• [Task requirements]: Your task is to retype the lines between the line with "Output the Python" and the line with "0.915, 0.925, 0.935]", inclusive. Copy no pictures and no other lines.

[Figure scripts]
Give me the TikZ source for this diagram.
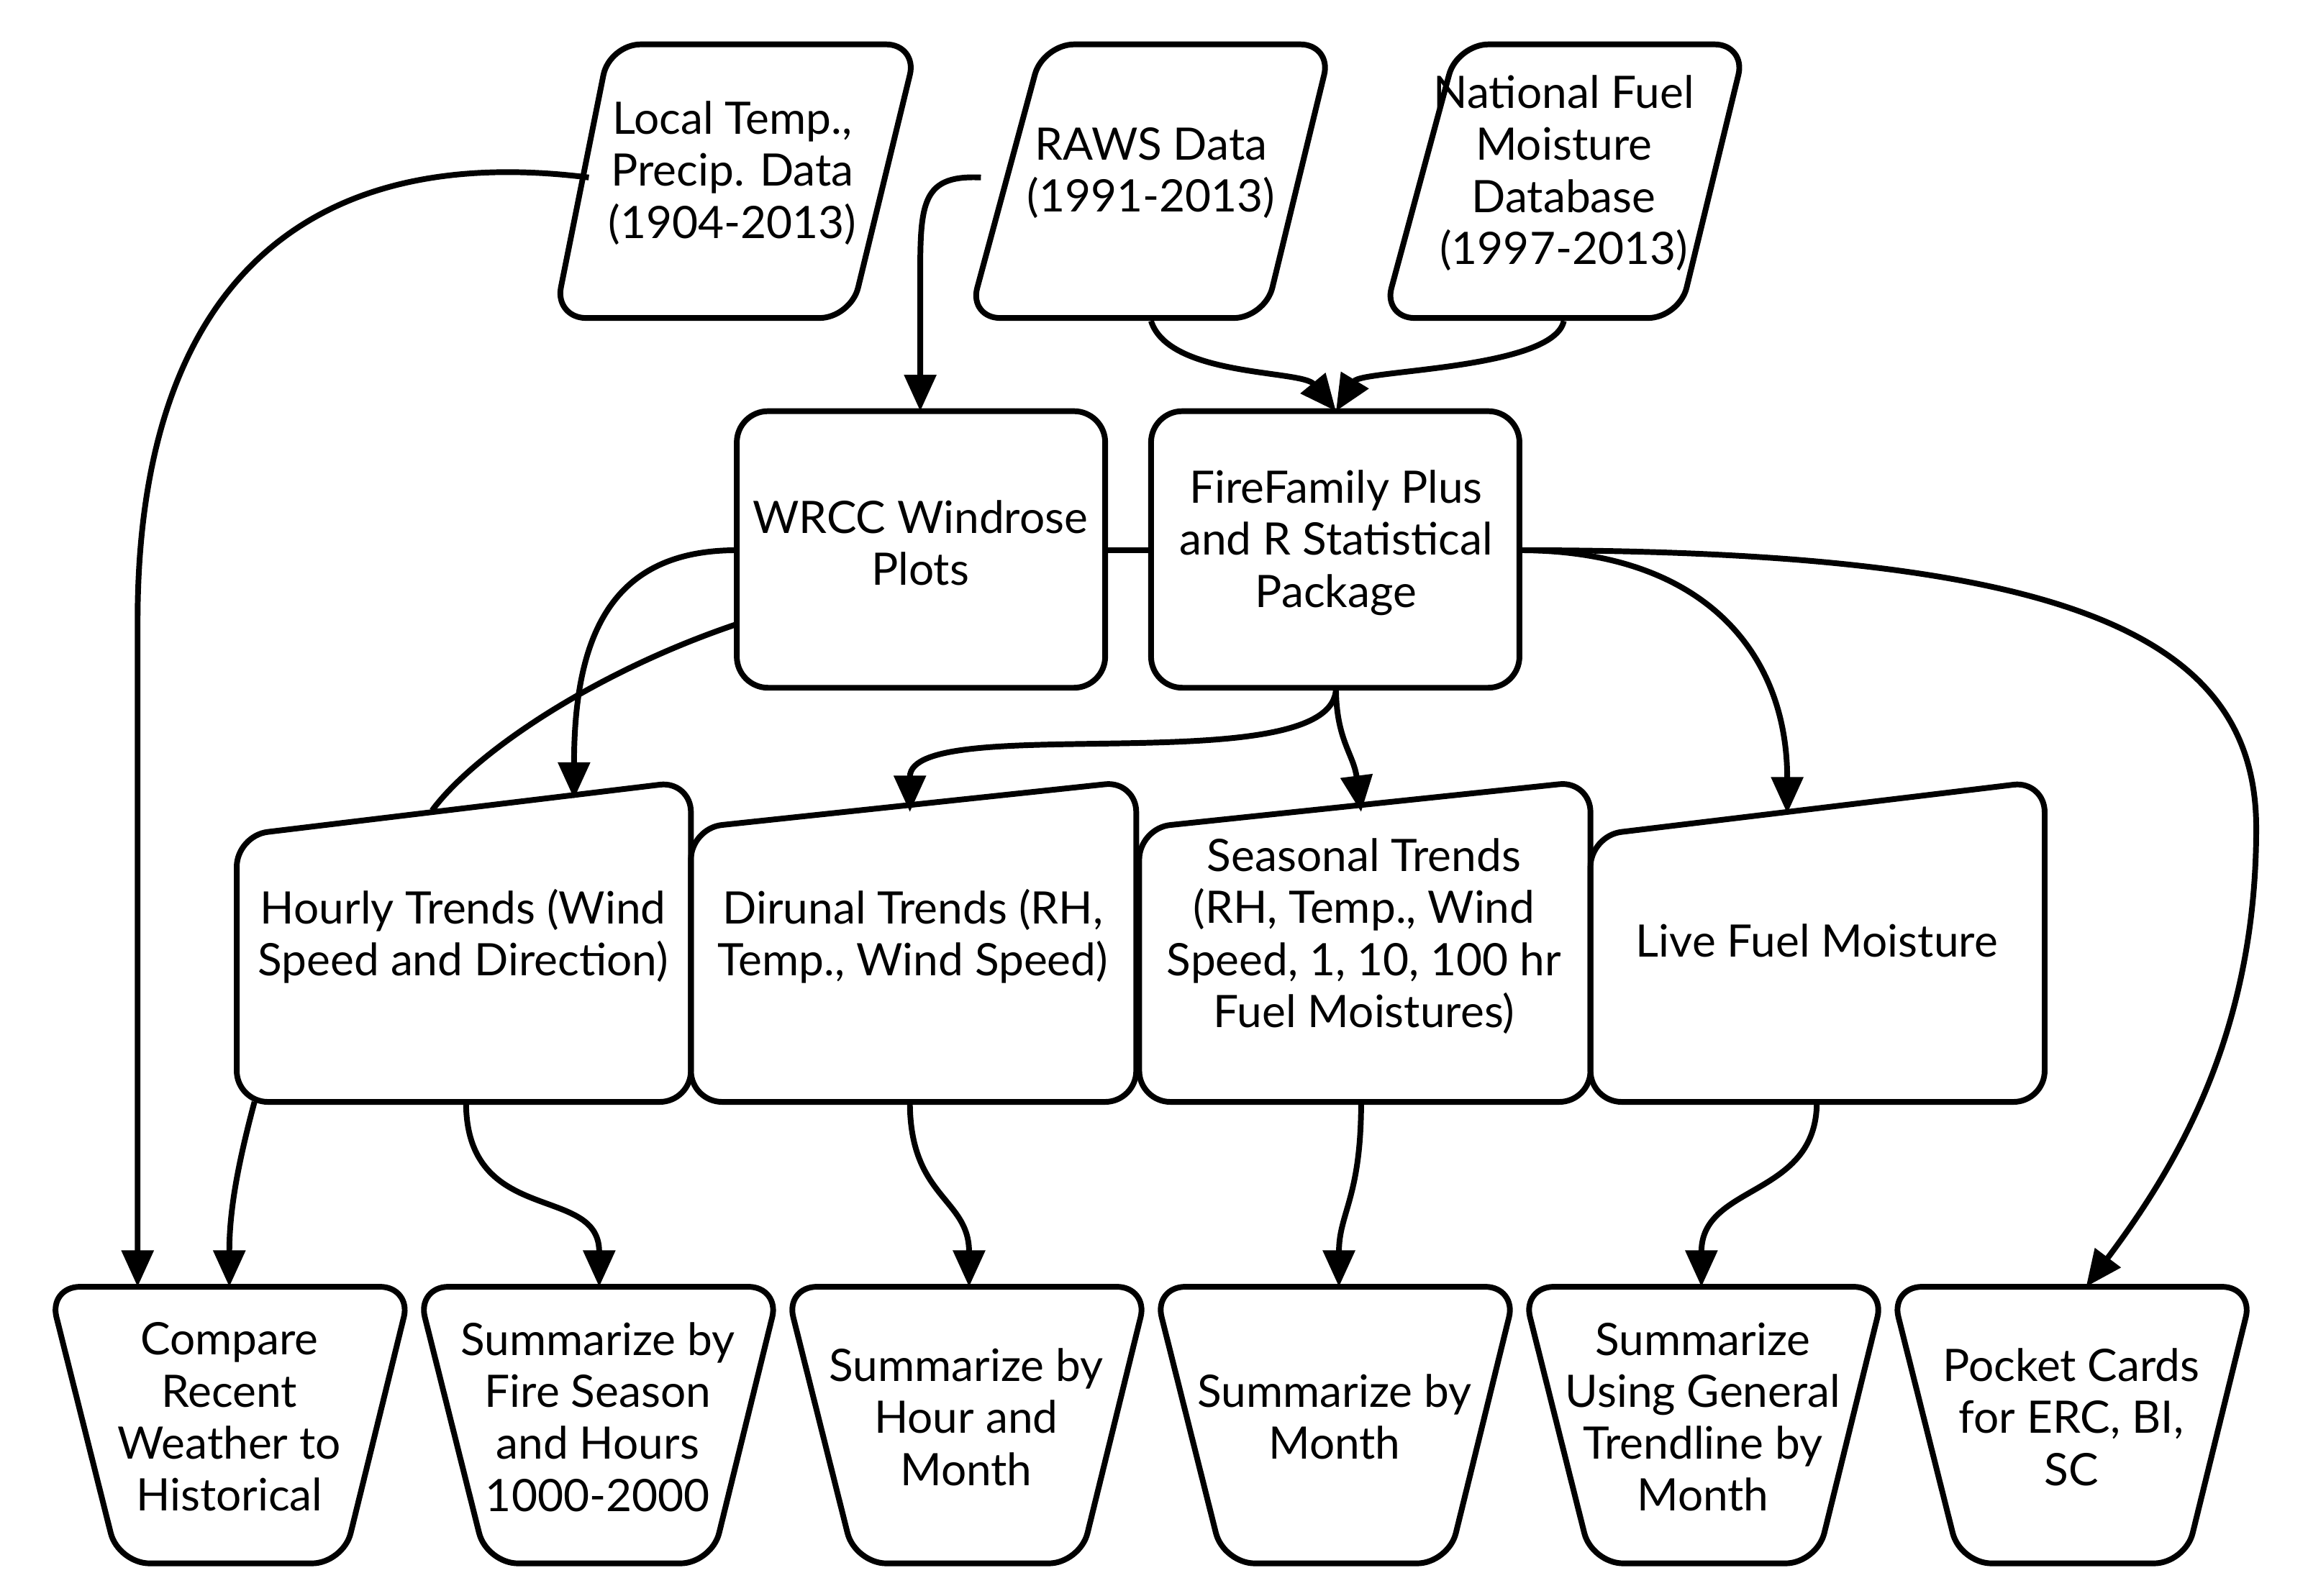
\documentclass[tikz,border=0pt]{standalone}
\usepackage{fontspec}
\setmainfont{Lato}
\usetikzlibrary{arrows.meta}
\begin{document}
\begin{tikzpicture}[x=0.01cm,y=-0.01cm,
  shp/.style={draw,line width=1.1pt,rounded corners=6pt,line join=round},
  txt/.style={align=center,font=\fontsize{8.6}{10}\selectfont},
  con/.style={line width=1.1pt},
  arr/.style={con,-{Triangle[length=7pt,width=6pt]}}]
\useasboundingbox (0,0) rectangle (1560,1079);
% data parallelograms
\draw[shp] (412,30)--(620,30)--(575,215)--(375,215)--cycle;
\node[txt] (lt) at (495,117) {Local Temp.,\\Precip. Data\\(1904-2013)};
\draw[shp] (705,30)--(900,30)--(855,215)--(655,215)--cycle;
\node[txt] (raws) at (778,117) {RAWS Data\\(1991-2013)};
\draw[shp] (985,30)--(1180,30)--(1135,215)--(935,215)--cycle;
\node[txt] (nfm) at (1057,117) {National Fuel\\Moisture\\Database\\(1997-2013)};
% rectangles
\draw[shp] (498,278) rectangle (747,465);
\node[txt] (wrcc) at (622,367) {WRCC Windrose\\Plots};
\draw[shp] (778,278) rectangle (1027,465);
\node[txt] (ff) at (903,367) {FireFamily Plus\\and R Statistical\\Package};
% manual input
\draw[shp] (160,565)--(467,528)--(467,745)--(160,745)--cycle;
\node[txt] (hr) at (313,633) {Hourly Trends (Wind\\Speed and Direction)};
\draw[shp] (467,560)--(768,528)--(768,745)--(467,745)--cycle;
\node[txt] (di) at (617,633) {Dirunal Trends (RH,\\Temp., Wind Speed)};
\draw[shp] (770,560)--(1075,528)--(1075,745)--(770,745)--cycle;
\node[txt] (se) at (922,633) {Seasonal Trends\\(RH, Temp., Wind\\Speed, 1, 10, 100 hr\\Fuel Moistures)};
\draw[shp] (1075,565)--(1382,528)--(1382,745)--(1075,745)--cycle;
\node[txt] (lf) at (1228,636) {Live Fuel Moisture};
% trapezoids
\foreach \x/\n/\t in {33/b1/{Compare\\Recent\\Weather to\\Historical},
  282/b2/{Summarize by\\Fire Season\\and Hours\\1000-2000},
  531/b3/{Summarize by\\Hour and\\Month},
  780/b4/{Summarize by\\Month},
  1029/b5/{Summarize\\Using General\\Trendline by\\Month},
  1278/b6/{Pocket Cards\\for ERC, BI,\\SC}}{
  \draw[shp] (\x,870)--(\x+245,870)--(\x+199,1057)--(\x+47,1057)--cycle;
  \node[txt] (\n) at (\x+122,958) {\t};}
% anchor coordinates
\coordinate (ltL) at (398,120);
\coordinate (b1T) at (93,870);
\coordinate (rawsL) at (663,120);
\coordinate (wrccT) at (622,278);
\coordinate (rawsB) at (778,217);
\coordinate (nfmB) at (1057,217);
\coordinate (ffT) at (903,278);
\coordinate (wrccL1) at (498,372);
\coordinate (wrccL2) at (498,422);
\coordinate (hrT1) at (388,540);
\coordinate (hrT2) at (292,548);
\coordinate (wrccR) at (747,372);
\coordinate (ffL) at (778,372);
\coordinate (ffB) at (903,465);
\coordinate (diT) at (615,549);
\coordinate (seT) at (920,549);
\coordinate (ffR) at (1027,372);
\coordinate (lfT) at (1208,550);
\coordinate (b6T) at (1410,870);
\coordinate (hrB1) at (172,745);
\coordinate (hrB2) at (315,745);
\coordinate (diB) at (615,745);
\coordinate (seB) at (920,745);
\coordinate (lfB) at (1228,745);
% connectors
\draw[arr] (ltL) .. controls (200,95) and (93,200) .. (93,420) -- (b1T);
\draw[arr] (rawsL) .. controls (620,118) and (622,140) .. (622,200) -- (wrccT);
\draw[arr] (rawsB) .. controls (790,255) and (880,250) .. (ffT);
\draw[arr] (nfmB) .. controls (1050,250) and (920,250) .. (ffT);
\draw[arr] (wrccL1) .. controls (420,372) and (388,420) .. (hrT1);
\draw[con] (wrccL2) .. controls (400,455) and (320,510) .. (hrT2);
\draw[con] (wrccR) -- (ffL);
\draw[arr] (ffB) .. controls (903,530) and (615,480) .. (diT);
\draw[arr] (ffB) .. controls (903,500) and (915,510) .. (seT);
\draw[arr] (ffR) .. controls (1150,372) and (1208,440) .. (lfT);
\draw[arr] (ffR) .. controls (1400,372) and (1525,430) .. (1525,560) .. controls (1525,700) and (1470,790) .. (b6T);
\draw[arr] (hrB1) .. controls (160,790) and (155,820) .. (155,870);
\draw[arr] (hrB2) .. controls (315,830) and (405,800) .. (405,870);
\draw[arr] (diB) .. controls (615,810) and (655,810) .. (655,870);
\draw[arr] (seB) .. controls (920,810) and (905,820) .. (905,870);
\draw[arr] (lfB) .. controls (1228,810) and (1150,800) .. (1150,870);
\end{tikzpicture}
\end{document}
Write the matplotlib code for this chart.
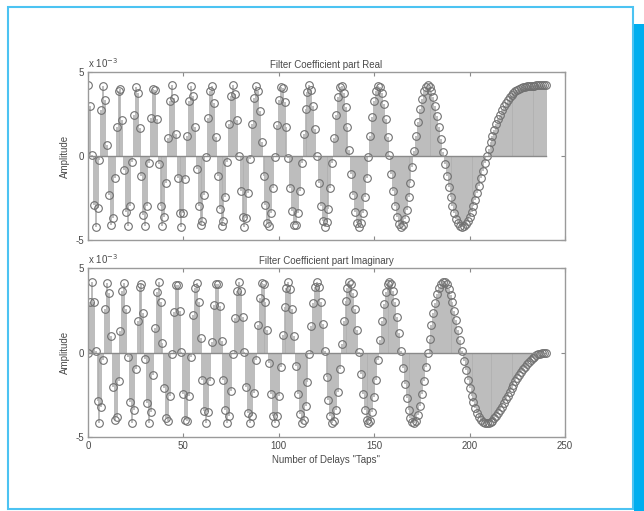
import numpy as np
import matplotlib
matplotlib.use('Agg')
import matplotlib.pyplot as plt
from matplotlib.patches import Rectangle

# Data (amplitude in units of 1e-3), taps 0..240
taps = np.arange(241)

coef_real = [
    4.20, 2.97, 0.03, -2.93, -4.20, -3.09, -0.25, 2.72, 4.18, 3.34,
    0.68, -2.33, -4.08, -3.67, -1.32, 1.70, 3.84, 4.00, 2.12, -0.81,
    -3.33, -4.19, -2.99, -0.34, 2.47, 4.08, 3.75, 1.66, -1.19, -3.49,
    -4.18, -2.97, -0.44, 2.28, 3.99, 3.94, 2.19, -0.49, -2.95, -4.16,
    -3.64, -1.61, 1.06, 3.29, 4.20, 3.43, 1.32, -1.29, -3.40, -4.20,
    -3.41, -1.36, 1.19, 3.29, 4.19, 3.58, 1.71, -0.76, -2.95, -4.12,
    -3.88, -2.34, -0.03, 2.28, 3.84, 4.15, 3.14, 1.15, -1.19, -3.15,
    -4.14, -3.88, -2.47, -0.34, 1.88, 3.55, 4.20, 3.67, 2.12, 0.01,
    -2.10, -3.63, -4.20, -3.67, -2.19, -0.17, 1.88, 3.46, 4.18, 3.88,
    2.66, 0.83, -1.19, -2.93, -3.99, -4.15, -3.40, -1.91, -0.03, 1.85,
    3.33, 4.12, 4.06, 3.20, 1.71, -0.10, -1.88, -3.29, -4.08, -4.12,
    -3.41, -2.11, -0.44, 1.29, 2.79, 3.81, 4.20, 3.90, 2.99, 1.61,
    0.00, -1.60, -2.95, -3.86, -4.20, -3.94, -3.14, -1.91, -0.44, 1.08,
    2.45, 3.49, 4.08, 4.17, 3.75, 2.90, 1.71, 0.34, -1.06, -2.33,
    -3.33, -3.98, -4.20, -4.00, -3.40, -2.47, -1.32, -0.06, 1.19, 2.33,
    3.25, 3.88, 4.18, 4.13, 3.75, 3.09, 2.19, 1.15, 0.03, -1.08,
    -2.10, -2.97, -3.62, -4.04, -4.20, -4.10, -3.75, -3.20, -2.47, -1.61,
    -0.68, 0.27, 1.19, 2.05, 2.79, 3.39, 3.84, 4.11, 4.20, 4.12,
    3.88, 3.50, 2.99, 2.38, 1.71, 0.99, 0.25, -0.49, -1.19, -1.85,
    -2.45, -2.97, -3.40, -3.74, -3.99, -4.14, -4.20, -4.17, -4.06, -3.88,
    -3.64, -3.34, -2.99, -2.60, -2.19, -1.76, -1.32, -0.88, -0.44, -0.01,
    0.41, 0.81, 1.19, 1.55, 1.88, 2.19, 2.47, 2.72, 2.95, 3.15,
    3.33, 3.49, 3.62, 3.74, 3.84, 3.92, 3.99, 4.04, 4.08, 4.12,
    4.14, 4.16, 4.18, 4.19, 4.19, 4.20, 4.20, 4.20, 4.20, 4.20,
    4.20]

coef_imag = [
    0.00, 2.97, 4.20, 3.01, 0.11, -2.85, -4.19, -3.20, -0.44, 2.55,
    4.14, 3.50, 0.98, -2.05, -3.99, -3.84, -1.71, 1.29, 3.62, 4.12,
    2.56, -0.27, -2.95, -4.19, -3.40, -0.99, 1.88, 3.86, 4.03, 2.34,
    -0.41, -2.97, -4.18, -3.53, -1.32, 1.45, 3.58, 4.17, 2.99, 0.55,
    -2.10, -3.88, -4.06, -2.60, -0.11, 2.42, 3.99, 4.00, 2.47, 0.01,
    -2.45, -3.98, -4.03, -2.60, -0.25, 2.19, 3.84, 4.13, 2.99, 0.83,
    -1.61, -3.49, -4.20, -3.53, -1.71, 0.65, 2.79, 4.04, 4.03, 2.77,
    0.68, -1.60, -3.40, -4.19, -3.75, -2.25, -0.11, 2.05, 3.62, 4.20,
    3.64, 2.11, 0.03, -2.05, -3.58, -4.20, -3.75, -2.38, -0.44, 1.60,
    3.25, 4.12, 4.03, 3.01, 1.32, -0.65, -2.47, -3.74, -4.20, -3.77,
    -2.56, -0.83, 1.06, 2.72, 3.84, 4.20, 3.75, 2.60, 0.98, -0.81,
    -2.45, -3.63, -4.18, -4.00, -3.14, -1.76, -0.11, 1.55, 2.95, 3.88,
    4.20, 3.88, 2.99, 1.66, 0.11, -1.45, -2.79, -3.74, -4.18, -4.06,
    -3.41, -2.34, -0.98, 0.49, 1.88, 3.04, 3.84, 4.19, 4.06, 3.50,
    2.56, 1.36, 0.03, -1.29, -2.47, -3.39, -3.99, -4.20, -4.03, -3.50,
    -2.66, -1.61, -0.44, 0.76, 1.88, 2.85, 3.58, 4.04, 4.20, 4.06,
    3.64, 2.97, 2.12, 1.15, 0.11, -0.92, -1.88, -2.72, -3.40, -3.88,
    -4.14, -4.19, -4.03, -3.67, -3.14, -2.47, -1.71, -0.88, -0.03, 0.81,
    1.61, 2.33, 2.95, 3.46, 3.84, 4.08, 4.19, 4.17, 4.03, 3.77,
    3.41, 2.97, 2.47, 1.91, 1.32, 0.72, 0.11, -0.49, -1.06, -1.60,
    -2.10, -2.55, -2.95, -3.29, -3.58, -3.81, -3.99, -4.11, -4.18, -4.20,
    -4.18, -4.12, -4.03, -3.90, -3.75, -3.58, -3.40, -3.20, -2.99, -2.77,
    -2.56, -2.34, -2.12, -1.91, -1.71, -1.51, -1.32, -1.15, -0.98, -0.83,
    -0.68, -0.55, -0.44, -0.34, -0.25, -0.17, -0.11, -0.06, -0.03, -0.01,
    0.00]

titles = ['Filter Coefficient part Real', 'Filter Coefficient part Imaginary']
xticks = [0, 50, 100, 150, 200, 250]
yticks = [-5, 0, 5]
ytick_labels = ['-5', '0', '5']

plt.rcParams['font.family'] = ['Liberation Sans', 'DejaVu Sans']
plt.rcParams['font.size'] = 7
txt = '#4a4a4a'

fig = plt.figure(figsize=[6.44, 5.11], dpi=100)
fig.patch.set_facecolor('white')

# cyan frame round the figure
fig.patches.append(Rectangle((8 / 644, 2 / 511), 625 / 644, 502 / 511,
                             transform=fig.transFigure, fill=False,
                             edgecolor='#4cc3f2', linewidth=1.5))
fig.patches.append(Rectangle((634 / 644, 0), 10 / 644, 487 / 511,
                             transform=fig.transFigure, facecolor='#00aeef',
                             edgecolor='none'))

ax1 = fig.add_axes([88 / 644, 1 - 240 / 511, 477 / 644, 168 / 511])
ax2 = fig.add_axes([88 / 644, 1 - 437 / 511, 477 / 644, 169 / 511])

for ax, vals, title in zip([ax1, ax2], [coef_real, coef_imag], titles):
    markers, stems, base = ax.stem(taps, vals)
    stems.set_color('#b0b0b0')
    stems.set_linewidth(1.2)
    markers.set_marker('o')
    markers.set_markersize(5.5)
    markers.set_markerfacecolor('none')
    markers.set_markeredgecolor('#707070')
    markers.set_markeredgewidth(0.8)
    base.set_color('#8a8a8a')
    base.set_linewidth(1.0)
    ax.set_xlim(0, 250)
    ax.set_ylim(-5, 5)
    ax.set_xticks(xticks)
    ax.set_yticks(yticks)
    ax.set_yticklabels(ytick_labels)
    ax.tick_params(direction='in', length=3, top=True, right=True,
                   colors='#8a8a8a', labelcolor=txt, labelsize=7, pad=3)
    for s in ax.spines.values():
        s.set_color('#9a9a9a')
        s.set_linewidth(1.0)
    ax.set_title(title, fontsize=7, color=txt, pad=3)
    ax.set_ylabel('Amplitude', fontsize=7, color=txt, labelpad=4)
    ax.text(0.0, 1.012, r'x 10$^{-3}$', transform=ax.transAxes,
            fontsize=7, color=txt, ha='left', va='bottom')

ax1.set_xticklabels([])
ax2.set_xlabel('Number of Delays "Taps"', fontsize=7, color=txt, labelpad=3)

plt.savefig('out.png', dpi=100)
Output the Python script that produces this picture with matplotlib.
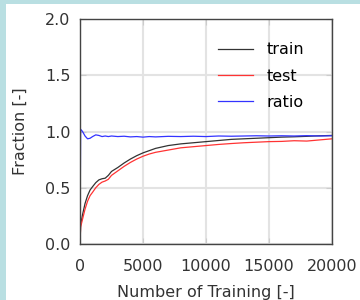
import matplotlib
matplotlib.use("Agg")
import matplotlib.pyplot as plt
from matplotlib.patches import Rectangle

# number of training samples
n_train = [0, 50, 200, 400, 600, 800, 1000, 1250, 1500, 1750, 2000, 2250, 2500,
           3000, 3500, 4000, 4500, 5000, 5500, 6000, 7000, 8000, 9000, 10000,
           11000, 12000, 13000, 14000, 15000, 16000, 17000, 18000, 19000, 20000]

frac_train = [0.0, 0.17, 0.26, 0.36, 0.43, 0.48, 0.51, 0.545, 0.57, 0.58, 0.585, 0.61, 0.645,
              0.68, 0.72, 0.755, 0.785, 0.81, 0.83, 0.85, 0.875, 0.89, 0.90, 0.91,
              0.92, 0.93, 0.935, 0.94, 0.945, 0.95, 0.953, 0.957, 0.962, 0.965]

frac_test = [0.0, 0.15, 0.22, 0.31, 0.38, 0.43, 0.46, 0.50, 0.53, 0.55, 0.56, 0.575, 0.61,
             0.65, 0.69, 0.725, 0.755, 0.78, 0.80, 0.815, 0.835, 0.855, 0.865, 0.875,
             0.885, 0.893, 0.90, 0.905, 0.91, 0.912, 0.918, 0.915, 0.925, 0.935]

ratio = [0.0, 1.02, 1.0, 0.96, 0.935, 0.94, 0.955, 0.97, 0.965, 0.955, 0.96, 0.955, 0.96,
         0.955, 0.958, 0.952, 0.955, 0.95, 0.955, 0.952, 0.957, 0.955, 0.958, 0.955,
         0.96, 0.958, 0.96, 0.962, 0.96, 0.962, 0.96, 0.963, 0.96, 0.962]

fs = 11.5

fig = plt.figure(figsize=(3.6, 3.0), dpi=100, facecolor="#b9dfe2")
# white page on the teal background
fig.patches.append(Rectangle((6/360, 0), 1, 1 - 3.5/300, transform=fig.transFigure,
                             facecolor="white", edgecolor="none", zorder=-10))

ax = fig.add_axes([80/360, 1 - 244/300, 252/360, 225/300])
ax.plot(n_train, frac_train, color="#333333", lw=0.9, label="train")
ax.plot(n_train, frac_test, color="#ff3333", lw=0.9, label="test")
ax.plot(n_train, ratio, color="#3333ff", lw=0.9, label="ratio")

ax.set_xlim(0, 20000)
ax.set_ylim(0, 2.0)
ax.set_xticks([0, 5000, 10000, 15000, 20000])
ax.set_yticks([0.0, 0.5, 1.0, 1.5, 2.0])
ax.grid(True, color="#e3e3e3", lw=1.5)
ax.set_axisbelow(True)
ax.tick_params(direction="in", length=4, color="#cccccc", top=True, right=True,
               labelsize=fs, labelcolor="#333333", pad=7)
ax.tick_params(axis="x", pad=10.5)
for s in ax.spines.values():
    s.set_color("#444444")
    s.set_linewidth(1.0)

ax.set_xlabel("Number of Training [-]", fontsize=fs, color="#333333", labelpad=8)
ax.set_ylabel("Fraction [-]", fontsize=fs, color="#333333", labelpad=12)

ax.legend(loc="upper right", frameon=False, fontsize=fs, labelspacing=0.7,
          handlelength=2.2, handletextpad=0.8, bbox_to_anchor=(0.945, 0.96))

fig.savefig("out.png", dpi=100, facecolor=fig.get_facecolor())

• [Output below]:
Output the Python script that produces this picture with matplotlib.
import matplotlib
matplotlib.use("Agg")
import matplotlib.pyplot as plt
from matplotlib.patches import Rectangle

# number of training samples
n_train = [0, 50, 200, 400, 600, 800, 1000, 1250, 1500, 1750, 2000, 2250, 2500,
           3000, 3500, 4000, 4500, 5000, 5500, 6000, 7000, 8000, 9000, 10000,
           11000, 12000, 13000, 14000, 15000, 16000, 17000, 18000, 19000, 20000]

frac_train = [0.0, 0.17, 0.26, 0.36, 0.43, 0.48, 0.51, 0.545, 0.57, 0.58, 0.585, 0.61, 0.645,
              0.68, 0.72, 0.755, 0.785, 0.81, 0.83, 0.85, 0.875, 0.89, 0.90, 0.91,
              0.92, 0.93, 0.935, 0.94, 0.945, 0.95, 0.953, 0.957, 0.962, 0.965]

frac_test = [0.0, 0.15, 0.22, 0.31, 0.38, 0.43, 0.46, 0.50, 0.53, 0.55, 0.56, 0.575, 0.61,
             0.65, 0.69, 0.725, 0.755, 0.78, 0.80, 0.815, 0.835, 0.855, 0.865, 0.875,
             0.885, 0.893, 0.90, 0.905, 0.91, 0.912, 0.918, 0.915, 0.925, 0.935]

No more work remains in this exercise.